Monday, Jan. 27, 1947
Closed-Mind Journalism
The men who put out the nation's magazines gathered last week to take a cool look at their collective product. They expected some selfcriticism, and they got it. It came from Harper's able Editor Frederick Lewis Allen, whose credentials include a quarter of a century with the best U.S. monthlies (Century, Atlantic Monthly, Harper's). At a Manhattan meeting of the National Publishers Association, he spread the blame three ways:
1) Readers. ". . . There is the obvious fact that for every reader who really knows how to read and also consciously wants to buy ideas, there are ten who simply want to be amused. . . ."

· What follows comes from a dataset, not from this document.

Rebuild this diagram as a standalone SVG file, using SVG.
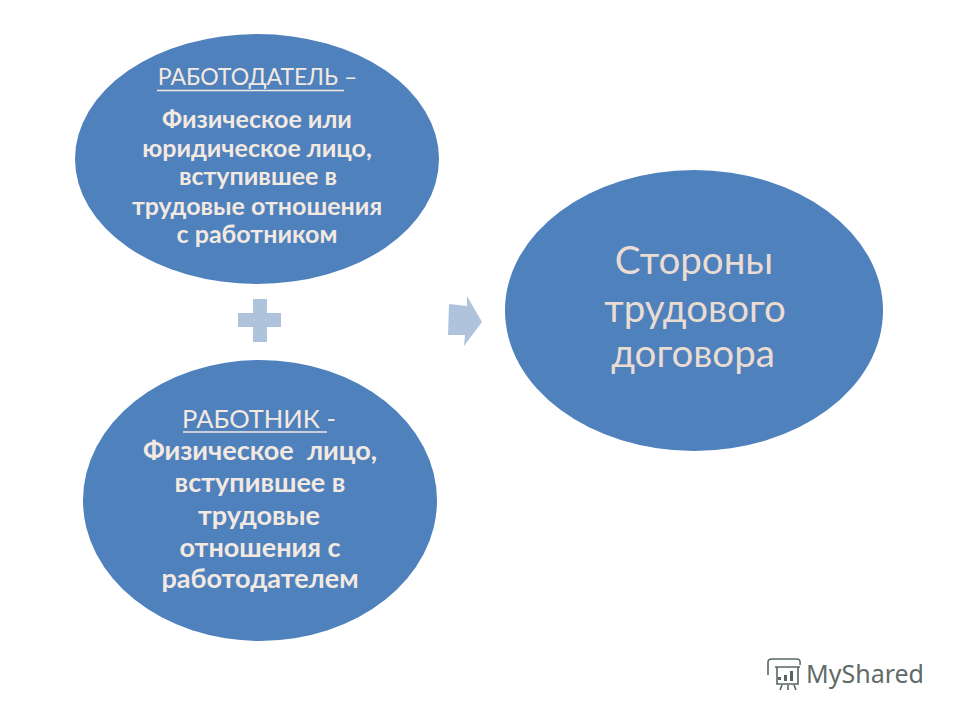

2) Publishers. "The danger is that . . . practically all the magazines on the stands will either not discuss [public] issues at all, or will do it with blinders on--each magazine expressing its own special view, whatever this may be, and not acquainting its readers with any other views . . . the traffic in fresh ideas has therefore been dependent largely upon a handful of magazines which were liberal in the best sense --by which I mean that they assumed that there might be more than one side to a question, that new ideas were not necessarily poisonous, and that open-mindedness was a virtue.
"The journalist of the closed mind . . . knows in advance which side he is on, and engages the correspondent or accepts the article that will give aid and comfort to that side. Forsaking the obligation to illuminate, he turns on the heat. The result is inevitable: the other side fights back. The blood pressure of the community rises. And what we tend to have in our journalism is not a town meeting in which unexpected opinions and fresh solutions and ingenious compromises have a hearing, but a pitched battle of propagandas. . . . A certain amount of this sort of partisan journalism may be a good thing ... I am not arguing for tepidity, but for variety."
3) Writers. "So pervasive has the new tradition of the closed mind become in journalism that there are many topics on which it is hard, today, to get even a reasonably fair-minded article. I should like, for instance, to know whether or not there is truth in the reports that during the war the control of American industry has become more concentrated than before. This is the sort of thing that we ought to know about. But I feel in my bones that most of the journalists who might be competent to deal with it would regard themselves as bound by conscience to make the picture either as black or as white as possible: either to show that those glorious creatures, our industrial leaders, are fashioning for us a system ever more perfect, or else that those horrid predators, the millionaires, are fastening upon us the chains of fascism."